▸ **Requirement**:
A single run of lines is to be printed exactly: starting at the line with "What matplotlib code" and ending at the line with "1.16, 1.01, 0.84, 0.74, 0.68, 0.57]", both included. Leave the pictures out.

▸ **Records**:

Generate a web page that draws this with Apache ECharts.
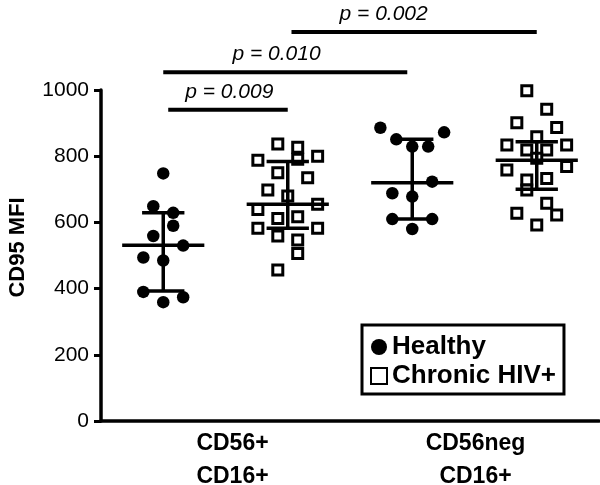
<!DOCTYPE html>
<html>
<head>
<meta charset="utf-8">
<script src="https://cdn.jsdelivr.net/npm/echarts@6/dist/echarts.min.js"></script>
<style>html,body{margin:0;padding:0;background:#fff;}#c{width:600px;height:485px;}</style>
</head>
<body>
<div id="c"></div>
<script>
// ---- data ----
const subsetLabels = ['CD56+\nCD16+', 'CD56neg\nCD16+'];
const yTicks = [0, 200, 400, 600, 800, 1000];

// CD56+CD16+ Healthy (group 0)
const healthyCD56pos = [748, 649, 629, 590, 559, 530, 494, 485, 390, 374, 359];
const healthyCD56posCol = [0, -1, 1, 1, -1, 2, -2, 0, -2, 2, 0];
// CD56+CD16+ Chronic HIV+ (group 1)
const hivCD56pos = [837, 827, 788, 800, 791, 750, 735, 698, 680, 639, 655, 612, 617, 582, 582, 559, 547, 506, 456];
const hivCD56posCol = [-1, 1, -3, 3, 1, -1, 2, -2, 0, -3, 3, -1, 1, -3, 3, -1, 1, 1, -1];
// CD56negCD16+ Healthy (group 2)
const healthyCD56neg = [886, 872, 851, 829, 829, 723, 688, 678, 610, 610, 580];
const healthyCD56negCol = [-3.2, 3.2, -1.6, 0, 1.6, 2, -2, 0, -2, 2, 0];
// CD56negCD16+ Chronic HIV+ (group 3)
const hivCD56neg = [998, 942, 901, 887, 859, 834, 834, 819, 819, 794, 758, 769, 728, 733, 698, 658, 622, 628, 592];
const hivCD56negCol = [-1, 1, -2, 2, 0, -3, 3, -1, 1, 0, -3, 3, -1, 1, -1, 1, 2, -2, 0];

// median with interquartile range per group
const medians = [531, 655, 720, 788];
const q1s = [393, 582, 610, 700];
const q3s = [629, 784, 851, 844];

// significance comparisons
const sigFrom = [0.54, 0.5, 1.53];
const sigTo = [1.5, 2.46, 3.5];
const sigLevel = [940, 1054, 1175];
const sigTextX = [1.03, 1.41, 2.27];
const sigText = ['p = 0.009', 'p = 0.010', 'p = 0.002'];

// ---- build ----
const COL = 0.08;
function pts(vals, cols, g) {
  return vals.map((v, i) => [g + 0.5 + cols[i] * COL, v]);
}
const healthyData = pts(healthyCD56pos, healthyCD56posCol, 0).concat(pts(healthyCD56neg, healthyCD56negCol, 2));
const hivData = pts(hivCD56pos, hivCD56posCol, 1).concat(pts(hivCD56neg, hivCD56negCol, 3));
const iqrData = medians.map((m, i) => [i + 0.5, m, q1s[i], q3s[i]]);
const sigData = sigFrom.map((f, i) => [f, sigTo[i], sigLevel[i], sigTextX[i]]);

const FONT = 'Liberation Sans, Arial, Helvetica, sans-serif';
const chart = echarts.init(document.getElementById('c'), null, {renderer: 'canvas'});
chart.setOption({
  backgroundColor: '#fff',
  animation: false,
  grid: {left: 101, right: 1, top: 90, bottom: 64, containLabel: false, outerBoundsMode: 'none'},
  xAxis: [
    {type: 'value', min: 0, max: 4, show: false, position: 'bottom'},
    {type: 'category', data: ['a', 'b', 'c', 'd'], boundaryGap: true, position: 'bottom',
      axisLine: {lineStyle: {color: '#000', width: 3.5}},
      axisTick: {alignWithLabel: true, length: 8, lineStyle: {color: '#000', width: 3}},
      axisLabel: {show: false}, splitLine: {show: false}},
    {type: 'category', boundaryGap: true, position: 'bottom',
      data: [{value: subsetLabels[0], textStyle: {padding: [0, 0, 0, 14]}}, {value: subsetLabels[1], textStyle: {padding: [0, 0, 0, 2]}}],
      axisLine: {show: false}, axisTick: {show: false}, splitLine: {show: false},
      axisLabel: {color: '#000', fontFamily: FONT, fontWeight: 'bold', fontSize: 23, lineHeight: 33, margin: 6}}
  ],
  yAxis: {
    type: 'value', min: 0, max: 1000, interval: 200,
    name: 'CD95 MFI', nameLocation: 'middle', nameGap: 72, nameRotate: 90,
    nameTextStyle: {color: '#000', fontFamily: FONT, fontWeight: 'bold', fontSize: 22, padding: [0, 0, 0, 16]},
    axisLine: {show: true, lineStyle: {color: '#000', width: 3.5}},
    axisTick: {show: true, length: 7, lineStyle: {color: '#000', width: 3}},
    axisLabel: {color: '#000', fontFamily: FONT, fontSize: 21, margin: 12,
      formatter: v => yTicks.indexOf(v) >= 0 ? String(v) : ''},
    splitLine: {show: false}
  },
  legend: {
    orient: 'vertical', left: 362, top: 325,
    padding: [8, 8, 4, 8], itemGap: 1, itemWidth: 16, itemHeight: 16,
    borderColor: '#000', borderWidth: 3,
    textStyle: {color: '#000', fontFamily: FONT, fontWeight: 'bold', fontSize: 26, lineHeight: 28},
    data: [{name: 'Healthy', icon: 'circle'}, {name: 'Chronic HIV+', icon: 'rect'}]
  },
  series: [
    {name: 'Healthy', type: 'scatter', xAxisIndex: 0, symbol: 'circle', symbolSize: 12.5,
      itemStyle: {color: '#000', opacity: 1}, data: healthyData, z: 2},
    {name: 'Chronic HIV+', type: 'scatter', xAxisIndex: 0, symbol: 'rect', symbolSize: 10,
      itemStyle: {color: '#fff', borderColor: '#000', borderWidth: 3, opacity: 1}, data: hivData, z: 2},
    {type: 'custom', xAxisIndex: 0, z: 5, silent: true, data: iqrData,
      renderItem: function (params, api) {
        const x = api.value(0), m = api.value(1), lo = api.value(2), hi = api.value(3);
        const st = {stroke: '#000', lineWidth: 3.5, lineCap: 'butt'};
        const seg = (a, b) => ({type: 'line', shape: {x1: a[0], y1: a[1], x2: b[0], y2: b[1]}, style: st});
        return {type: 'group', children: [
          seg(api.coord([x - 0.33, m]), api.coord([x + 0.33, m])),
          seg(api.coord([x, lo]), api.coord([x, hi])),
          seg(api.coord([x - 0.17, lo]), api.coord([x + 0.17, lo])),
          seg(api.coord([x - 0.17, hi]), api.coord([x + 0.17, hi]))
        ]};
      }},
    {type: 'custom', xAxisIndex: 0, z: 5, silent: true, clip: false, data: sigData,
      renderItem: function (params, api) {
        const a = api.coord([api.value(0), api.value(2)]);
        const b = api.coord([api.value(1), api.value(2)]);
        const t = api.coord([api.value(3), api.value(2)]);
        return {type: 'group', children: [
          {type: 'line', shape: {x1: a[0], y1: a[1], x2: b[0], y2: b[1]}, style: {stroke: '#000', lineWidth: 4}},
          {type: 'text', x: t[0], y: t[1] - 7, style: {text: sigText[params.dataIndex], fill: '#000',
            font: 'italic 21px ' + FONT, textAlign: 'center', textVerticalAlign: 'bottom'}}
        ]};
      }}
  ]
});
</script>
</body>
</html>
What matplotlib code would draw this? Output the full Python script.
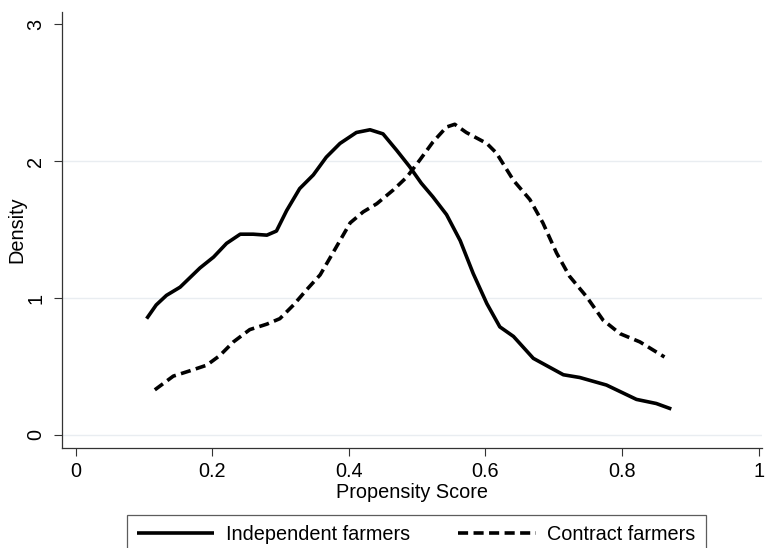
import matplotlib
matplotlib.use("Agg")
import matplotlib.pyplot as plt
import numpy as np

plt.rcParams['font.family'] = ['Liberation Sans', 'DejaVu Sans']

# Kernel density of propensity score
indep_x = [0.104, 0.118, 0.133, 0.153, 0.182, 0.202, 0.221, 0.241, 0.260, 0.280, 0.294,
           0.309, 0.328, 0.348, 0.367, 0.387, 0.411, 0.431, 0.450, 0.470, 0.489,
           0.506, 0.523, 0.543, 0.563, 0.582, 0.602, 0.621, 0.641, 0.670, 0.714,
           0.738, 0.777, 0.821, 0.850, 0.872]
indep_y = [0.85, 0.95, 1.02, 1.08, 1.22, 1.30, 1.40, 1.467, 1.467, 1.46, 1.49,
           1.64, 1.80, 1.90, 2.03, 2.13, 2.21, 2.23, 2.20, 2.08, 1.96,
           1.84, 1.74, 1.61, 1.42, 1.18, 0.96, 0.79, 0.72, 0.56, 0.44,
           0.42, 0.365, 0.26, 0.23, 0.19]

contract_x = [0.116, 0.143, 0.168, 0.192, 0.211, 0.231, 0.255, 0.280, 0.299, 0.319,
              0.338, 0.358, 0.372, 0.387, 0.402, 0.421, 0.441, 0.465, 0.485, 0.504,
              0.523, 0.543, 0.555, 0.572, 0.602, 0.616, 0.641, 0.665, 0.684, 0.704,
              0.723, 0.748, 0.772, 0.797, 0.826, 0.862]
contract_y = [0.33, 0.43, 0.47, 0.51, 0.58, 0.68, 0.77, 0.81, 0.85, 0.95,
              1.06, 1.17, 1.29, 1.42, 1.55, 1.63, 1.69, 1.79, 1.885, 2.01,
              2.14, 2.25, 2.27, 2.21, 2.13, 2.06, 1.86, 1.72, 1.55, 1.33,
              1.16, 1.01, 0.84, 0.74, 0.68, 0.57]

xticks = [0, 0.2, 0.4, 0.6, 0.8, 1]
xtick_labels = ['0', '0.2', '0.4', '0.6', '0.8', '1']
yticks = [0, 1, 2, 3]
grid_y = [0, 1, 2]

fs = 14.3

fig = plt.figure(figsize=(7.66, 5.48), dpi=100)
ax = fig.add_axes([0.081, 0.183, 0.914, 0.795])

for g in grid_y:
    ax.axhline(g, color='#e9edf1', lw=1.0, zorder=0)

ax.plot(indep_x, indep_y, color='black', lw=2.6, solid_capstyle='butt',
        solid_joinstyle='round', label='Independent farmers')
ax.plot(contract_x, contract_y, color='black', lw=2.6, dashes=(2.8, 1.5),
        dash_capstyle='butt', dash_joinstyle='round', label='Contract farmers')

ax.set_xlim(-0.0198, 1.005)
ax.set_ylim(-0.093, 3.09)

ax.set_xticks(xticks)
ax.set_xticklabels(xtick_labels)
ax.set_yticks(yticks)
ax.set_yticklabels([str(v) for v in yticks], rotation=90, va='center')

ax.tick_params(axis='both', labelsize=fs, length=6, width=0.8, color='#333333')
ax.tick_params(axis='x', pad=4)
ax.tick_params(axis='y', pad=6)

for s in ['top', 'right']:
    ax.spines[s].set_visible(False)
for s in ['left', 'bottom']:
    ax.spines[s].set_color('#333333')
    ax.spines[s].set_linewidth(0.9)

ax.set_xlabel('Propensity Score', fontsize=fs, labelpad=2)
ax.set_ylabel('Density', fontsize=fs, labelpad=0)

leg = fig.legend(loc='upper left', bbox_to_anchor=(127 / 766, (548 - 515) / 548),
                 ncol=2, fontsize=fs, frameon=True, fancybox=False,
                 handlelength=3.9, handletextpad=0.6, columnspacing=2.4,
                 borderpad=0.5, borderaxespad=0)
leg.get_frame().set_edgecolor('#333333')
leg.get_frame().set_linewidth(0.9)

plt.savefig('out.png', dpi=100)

...

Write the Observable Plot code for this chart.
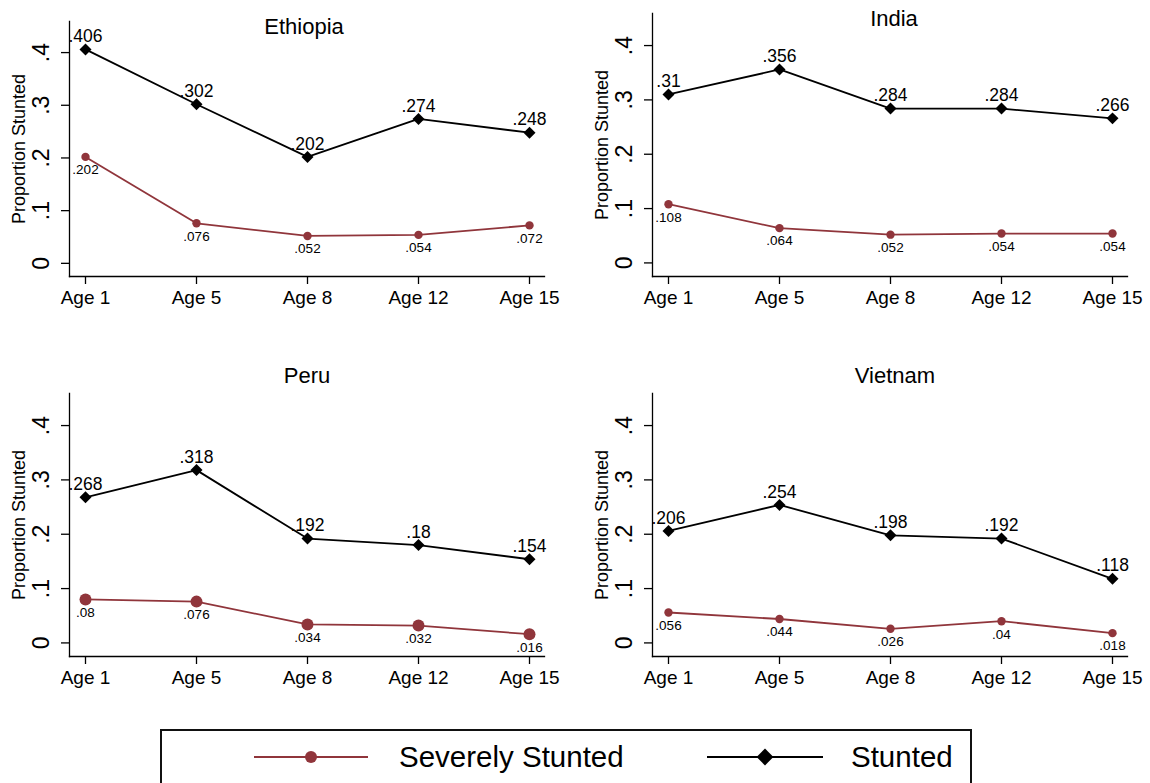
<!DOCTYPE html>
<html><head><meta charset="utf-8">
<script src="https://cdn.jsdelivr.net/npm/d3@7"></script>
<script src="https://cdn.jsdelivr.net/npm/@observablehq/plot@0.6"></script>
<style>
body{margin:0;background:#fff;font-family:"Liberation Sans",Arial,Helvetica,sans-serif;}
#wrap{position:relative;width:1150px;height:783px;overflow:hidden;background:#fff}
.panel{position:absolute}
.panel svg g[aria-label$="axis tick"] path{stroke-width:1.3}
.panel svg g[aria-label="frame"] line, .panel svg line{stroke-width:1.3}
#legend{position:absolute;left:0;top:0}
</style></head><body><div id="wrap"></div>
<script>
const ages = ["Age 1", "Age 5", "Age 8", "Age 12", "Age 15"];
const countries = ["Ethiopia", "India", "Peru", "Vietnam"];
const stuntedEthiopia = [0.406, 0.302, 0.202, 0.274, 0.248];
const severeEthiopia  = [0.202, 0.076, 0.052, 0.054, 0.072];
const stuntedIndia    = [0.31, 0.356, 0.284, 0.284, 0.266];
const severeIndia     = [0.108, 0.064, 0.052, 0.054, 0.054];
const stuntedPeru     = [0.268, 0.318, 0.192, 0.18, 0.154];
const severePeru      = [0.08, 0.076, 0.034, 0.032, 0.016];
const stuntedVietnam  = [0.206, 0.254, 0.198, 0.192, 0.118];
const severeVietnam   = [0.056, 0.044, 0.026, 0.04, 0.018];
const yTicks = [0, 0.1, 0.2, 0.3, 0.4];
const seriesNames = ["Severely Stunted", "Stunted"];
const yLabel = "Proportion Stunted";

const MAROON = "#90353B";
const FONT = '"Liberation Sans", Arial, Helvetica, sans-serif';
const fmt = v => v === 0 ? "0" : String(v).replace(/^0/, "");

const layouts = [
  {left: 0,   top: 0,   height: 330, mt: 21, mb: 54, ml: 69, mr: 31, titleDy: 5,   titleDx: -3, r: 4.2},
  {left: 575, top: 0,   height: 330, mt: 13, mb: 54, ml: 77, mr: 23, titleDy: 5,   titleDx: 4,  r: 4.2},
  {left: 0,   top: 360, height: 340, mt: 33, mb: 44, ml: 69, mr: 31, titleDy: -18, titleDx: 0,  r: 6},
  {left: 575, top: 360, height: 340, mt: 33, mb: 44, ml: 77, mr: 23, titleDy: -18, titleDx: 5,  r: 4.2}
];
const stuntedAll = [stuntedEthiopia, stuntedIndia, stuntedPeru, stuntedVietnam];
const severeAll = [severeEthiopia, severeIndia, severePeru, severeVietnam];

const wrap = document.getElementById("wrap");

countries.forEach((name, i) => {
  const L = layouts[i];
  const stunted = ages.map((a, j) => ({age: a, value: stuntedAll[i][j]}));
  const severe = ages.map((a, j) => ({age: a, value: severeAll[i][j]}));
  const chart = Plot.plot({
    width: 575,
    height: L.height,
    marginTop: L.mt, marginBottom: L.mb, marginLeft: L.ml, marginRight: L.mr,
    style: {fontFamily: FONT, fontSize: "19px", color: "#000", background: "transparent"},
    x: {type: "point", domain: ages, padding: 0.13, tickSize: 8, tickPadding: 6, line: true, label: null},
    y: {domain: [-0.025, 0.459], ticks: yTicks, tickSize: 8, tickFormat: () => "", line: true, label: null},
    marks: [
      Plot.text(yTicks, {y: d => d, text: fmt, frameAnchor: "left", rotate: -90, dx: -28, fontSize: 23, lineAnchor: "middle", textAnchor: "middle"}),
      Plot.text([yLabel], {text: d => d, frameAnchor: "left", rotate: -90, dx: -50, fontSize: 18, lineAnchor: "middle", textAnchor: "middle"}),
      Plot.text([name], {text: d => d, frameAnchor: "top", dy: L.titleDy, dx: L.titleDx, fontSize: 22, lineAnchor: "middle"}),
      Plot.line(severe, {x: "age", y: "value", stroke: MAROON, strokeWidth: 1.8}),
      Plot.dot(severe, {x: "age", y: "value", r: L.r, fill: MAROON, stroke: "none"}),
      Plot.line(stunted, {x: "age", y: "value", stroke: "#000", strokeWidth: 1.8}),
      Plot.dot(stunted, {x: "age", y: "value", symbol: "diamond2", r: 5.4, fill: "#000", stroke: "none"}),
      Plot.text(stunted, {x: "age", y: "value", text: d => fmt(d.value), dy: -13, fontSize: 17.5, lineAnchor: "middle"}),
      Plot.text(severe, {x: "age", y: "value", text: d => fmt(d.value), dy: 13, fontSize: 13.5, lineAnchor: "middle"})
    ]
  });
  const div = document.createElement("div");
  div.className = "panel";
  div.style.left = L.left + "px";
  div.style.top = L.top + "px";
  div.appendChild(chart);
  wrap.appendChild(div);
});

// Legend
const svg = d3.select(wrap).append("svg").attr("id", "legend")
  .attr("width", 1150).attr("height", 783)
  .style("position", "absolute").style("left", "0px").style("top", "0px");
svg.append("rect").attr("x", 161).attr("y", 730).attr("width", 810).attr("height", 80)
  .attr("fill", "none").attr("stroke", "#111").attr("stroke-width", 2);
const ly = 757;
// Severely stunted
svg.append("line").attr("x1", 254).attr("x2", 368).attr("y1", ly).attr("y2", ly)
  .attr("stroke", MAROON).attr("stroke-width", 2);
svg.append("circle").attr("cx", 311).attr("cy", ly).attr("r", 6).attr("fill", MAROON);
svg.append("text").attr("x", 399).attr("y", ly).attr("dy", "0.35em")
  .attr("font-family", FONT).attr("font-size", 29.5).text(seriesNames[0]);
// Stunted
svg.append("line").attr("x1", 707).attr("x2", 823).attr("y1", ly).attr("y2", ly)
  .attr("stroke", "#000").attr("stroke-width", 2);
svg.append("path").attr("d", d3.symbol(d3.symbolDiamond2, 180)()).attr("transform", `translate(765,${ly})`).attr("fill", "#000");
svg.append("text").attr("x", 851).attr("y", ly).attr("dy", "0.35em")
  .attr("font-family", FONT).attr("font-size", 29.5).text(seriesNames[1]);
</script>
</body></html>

▸ **Result below**:
What matplotlib code would draw this? Output the full Python script.
import matplotlib
matplotlib.use("Agg")
import matplotlib.pyplot as plt
import numpy as np

plt.rcParams['font.family'] = ['Liberation Sans', 'DejaVu Sans']

# Kernel density of propensity score
indep_x = [0.104, 0.118, 0.133, 0.153, 0.182, 0.202, 0.221, 0.241, 0.260, 0.280, 0.294,
           0.309, 0.328, 0.348, 0.367, 0.387, 0.411, 0.431, 0.450, 0.470, 0.489,
           0.506, 0.523, 0.543, 0.563, 0.582, 0.602, 0.621, 0.641, 0.670, 0.714,
           0.738, 0.777, 0.821, 0.850, 0.872]
indep_y = [0.85, 0.95, 1.02, 1.08, 1.22, 1.30, 1.40, 1.467, 1.467, 1.46, 1.49,
           1.64, 1.80, 1.90, 2.03, 2.13, 2.21, 2.23, 2.20, 2.08, 1.96,
           1.84, 1.74, 1.61, 1.42, 1.18, 0.96, 0.79, 0.72, 0.56, 0.44,
           0.42, 0.365, 0.26, 0.23, 0.19]

contract_x = [0.116, 0.143, 0.168, 0.192, 0.211, 0.231, 0.255, 0.280, 0.299, 0.319,
              0.338, 0.358, 0.372, 0.387, 0.402, 0.421, 0.441, 0.465, 0.485, 0.504,
              0.523, 0.543, 0.555, 0.572, 0.602, 0.616, 0.641, 0.665, 0.684, 0.704,
              0.723, 0.748, 0.772, 0.797, 0.826, 0.862]
contract_y = [0.33, 0.43, 0.47, 0.51, 0.58, 0.68, 0.77, 0.81, 0.85, 0.95,
              1.06, 1.17, 1.29, 1.42, 1.55, 1.63, 1.69, 1.79, 1.885, 2.01,
              2.14, 2.25, 2.27, 2.21, 2.13, 2.06, 1.86, 1.72, 1.55, 1.33,
              1.16, 1.01, 0.84, 0.74, 0.68, 0.57]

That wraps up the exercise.